--- Start ---

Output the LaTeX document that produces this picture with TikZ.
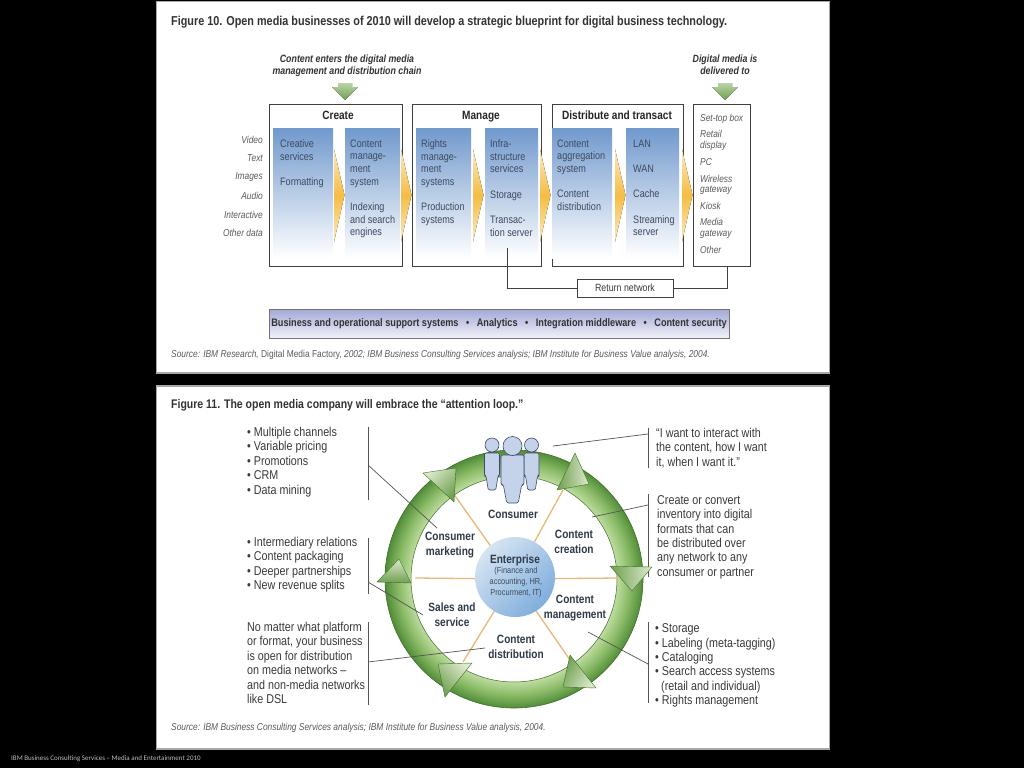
\documentclass[tikz,border=0pt]{standalone}
\usepackage{fontspec}
\setmainfont[FakeStretch=0.84]{Liberation Sans}
\newfontfamily\slidefont{Carlito}
\usetikzlibrary{arrows,positioning,backgrounds}
\definecolor{inkgray}{HTML}{3A3A3A}
\definecolor{softgray}{HTML}{5A5A5A}
\definecolor{rulegray}{HTML}{555555}
\definecolor{panelgray}{HTML}{A8A8A8}
\definecolor{colblue}{HTML}{7199CD}
\definecolor{coltextblue}{HTML}{3D4A60}
\definecolor{barblue}{HTML}{A3A8D6}
\definecolor{spokeorange}{HTML}{E8B878}
\definecolor{chevronmid}{HTML}{F5BC45}
\definecolor{chevronend}{HTML}{FBEBC4}
\definecolor{ringdark}{HTML}{3F6F2C}
\definecolor{ringlight}{HTML}{DCE9CC}
\definecolor{ringmid}{HTML}{6FA050}
\definecolor{labelink}{HTML}{2F3A48}
\definecolor{personblue}{HTML}{C5D3EA}
\definecolor{personline}{HTML}{3C4A66}
\definecolor{corelight}{HTML}{D5E4F2}
\definecolor{coreblue}{HTML}{7FAEDC}
\pgfdeclareradialshading{ringshade}{\pgfpointorigin}{%
  rgb(0bp)=(.74,.86,.62); rgb(20bp)=(.74,.86,.62);
  rgb(22.5bp)=(.54,.73,.40); rgb(25bp)=(.32,.55,.22); rgb(50bp)=(.32,.55,.22)}
\newcommand{\drawperson}[6]{% x, head y, head radius, half width, top y, foot y
  \draw[personstyle, rounded corners=1.5pt] (#1-#4,#5) -- (#1+#4,#5) -- (#1+#4,#5+.62*#6-.62*#5)
    -- (#1+.8*#4,#5+.62*#6-.62*#5) -- (#1+.5*#4,#6) -- (#1-.5*#4,#6)
    -- (#1-.8*#4,#5+.62*#6-.62*#5) -- (#1-#4,#5+.62*#6-.62*#5) -- cycle;
  \draw[personstyle] (#1,#2) circle (#3);
}
\tikzset{
    %Define style for the two panels
    panel/.style={draw=panelgray, line width=1.4pt, fill=white},
    %Define styles for boxes
    stagebox/.style={draw=black!75, line width=.7pt},
    column/.style={shade, top color=colblue, bottom color=white},
    chevron/.style={shade, top color=chevronend, bottom color=chevronend, middle color=chevronmid},
    greenarrow/.style={shade, top color=ringlight!70!ringmid, bottom color=ringmid},
    netbox/.style={draw=black!75, line width=.7pt, fill=white, minimum width=96pt,
           minimum height=18pt, inner sep=0pt, font=\fontsize{10.5}{12}\selectfont, text=inkgray},
    supportbar/.style={draw=black!55, line width=.6pt, shade, top color=barblue, bottom color=barblue!15,
           minimum width=460pt, minimum height=29pt, inner sep=0pt,
           font=\bfseries\fontsize{10.9}{12}\selectfont, text=black!80},
    %Define styles for text
    figtitle/.style={anchor=west, inner sep=0pt, font=\bfseries\fontsize{12.9}{14}\selectfont, text=black!80},
    sourceline/.style={anchor=west, inner sep=0pt, font=\itshape\fontsize{10}{12}\selectfont, text=softgray},
    boxhead/.style={inner sep=0pt, text height=9pt, text depth=2pt, font=\bfseries\fontsize{12}{14}\selectfont, text=black!85},
    entrytext/.style={inner sep=0pt, align=center, font=\bfseries\itshape\fontsize{10.5}{12.3}\selectfont, text=black!80},
    coltext/.style={anchor=north west, inner sep=0pt, align=left, font=\fontsize{10.8}{12.65}\selectfont, text=coltextblue},
    mediatext/.style={anchor=east, inner sep=0pt, font=\itshape\fontsize{10}{12}\selectfont, text=softgray},
    devicetext/.style={anchor=west, inner sep=0pt, font=\itshape\fontsize{10}{12}\selectfont, text=softgray},
    listtext/.style={anchor=north west, inner sep=0pt, align=left, font=\fontsize{12.8}{14.45}\selectfont, text=inkgray},
    ringlabel/.style={inner sep=0pt, align=center, font=\bfseries\fontsize{12}{14.5}\selectfont, text=labelink},
    %Define styles for the loop
    ringarrow/.style={shade, shading=axis, left color=ringlight, right color=ringmid,
           draw=ringdark, line width=.4pt},
    spoke/.style={draw=spokeorange, line width=1.3pt},
    enterprise/.style={circle, minimum size=80pt, inner sep=0pt, shade, shading=axis,
           left color=corelight, right color=coreblue, shading angle=45},
    personstyle/.style={draw=personline, line width=.6pt, fill=personblue},
    leader/.style={draw=rulegray, line width=.7pt}
}
\begin{document}
\begin{tikzpicture}[x=1pt,y=-1pt]
\useasboundingbox (0,0) rectangle (1024,768);
\fill[black] (0,0) rectangle (1024,768);
%Figure 10
\draw[panel] (156.5,1.5) rectangle (829.5,373);
\node[figtitle] (title10) at (171,22) {Figure 10. Open media businesses of 2010 will develop a strategic blueprint for digital business technology.};
\node[entrytext] (enters) at (347,66) {Content enters the digital media\\management and distribution chain};
\node[entrytext] (delivered) at (725,65) {Digital media is\\delivered to};
\foreach \x in {345,725}
  \fill[greenarrow] (\x-7,83) -- (\x+7,83) -- (\x+7,87) -- (\x+13,87) -- (\x,100) -- (\x-13,87) -- (\x-7,87) -- cycle;
%stage boxes
\draw[stagebox] (269,104) rectangle (402,266);
\draw[stagebox] (412,104) rectangle (541,266);
\draw[stagebox] (552,104) rectangle (683,266);
\draw[stagebox] (693,104) rectangle (750,266);
\node[boxhead] (create) at (338,116) {Create};
\node[boxhead] (manage) at (481,116) {Manage};
\node[boxhead] (distribute) at (617,116) {Distribute and transact};
%blue columns
\foreach \xa/\xb in {273/333,345/400,416/471,485/538,552/612,626/679}
  \fill[column] (\xa,128) rectangle (\xb,258);
\foreach \x in {334,401,473,540,615,682}
  \fill[chevron] (\x,149) -- (\x+10.5,195) -- (\x,242) -- cycle;
\node[coltext] (col1) at (280,139.5) {Creative\\services\\[12.65pt]Formatting};
\node[coltext] (col2) at (350,139.5) {Content\\manage-\\ment\\system\\[12.65pt]Indexing\\and search\\engines};
\node[coltext] (col3) at (421,139.5) {Rights\\manage-\\ment\\systems\\[12.65pt]Production\\systems};
\node[coltext] (col4) at (490,139.5) {Infra-\\structure\\services\\[12.65pt]Storage\\[12.65pt]Transac-\\tion server};
\node[coltext] (col5) at (557,139.5) {Content\\aggregation\\system\\[12.65pt]Content\\distribution};
\node[coltext] (col6) at (633,139.5) {LAN\\[12.65pt]WAN\\[12.65pt]Cache\\[12.65pt]Streaming\\server};
%media and devices
\foreach \y/\t in {140/Video,158/Text,177/Images,196/Audio,215/Interactive,233/Other data}
  \node[mediatext] (media\y) at (263,\y) {\t};
\foreach \y/\t in {119/Set-top box,134/Retail,146/display,162/PC,179/Wireless,190/gateway,206/Kiosk,222/Media,234/gateway,250/Other}
  \node[devicetext] (device\y) at (700,\y) {\t};
%return network
\node[netbox] (return) at (625,288) {Return network};
\coordinate (returnin) at (507,248);
\coordinate (returnout) at (727,266);
\draw[stagebox] (returnin) |- (return.west);
\draw[stagebox] (return.east) -| (returnout);
\node[supportbar] (support) at (499,323.5) {Business and operational support systems \hspace{5pt}•\hspace{5pt} Analytics \hspace{5pt}•\hspace{5pt} Integration middleware \hspace{5pt}•\hspace{5pt} Content security};
\node[sourceline] (source10) at (171,355) {Source: IBM Research, {\upshape Digital Media Factory,} 2002; IBM Business Consulting Services analysis; IBM Institute for Business Value analysis, 2004.};
%Figure 11
\draw[panel] (156.5,386) rectangle (829.5,749);
\node[figtitle, font=\bfseries\fontsize{12.5}{14}\selectfont] (title11) at (171,405) {Figure 11. The open media company will embrace the “attention loop.”};
%text blocks
\node[listtext] (channels) at (247,427) {• Multiple channels\\• Variable pricing\\• Promotions\\• CRM\\• Data mining};
\node[listtext] (relations) at (247,537) {• Intermediary relations\\• Content packaging\\• Deeper partnerships\\• New revenue splits};
\node[listtext] (platform) at (247,622) {No matter what platform\\or format, your business\\is open for distribution\\on media networks –\\and non-media networks\\like DSL};
\node[listtext] (quote) at (656,428) {“I want to interact with\\the content, how I want\\it, when I want it.”};
\node[listtext] (convert) at (657,495) {Create or convert\\inventory into digital\\formats that can\\be distributed over\\any network to any\\consumer or partner};
\node[listtext] (storage) at (655,623.5) {• Storage\\• Labeling (meta-tagging)\\• Cataloging\\• Search access systems\\\hspace{6pt}(retail and individual)\\• Rights management};
%rules beside the text
\foreach \x/\ya/\yb/\n in {368/427/500/a,368/538/594/b,368/622/705/c,648/428/468/d,648/494/577/e,648/622/703/f}{
  \coordinate (rule\n top) at (\x,\ya);
  \coordinate (rule\n bot) at (\x,\yb);
  \draw[leader] (rule\n top) -- (rule\n bot);
}
%the loop
\coordinate (hub) at (514,579);
\path[even odd rule, shade, shading=ringshade] (hub) circle (129) (hub) circle (103);
\draw[ringdark, line width=.6pt] (hub) circle (129);
\draw[ringdark, line width=.5pt] (hub) circle (103);
\coordinate (spokeA) at (563,490);
\coordinate (spokeB) at (618,578);
\coordinate (spokeC) at (570,660);
\coordinate (spokeD) at (463,662);
\coordinate (spokeE) at (415,578);
\coordinate (spokeF) at (453,493);
\foreach \n in {A,B,C,D,E,F}
  \draw[spoke] (hub) -- (spoke\n);
\foreach \ax/\ay/\bx/\by/\cx/\cy/\ang in {
    575/453/557/490/589/484/-90,
    610/566/652/567/632/591/-90,
    570/655/596/688/563/687/-120,
    438/664/472/663/445/697/-45,
    377/582/411/583/399/559/0,
    423/473/456/468/454/502/45}
  \path[ringarrow, shading angle=\ang] (\ax,\ay) -- (\bx,\by) -- (\cx,\cy) -- cycle;
\node[enterprise] (core) at (515,577) {};
\node[ringlabel] (consumer) at (513,514) {Consumer};
\node[ringlabel] (creation) at (574,542) {Content\\creation};
\node[ringlabel] (marketing) at (450,545) {Consumer\\marketing};
\node[ringlabel] (management) at (575,608) {Content\\management};
\node[ringlabel] (sales) at (452,614.5) {Sales and\\service};
\node[ringlabel] (distribution) at (516,647) {Content\\distribution};
\node[ringlabel, above=0pt of core.center, yshift=11pt] (enterlabel) {Enterprise};
\node[inner sep=0pt, align=center, font=\fontsize{8.8}{11.2}\selectfont, text=coltextblue] (enterdetail) at (516,582) {(Finance and\\accounting, HR,\\Procurment, IT)};
%people
\drawperson{492}{445}{7}{7.5}{453}{490}
\drawperson{531.5}{445}{7}{7.5}{453}{490}
\drawperson{512.5}{446}{9.5}{11.5}{455}{503}
%leader lines
\coordinate (leadA) at (437,528);
\coordinate (leadB) at (423,615);
\coordinate (leadC) at (485,648);
\coordinate (leadD) at (553,446);
\coordinate (leadE) at (592,517);
\coordinate (leadF) at (588,632);
\coordinate (startA) at (368,465);
\coordinate (startB) at (368,582);
\coordinate (startC) at (368,662);
\coordinate (startD) at (648,434);
\coordinate (startE) at (648,505);
\coordinate (startF) at (648,664);
\foreach \n in {A,B,C,D,E,F}
  \draw[leader] (start\n) -- (lead\n);
\node[figtitle, font=\fontsize{7}{8}\slidefont, text=white!75!black] (slidefoot) at (11,759) {IBM Business Consulting Services – Media and Entertainment 2010};
\node[sourceline] (source11) at (171,728) {Source: IBM Business Consulting Services analysis; IBM Institute for Business Value analysis, 2004.};
\end{tikzpicture}
\end{document}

--- End ---

> _Task prompt_: Pick out every line holding the string "with" and return it.

> _Completed exercise_:
Output the LaTeX document that produces this picture with TikZ.
\node[listtext] (quote) at (656,428) {“I want to interact with\\the content, how I want\\it, when I want it.”};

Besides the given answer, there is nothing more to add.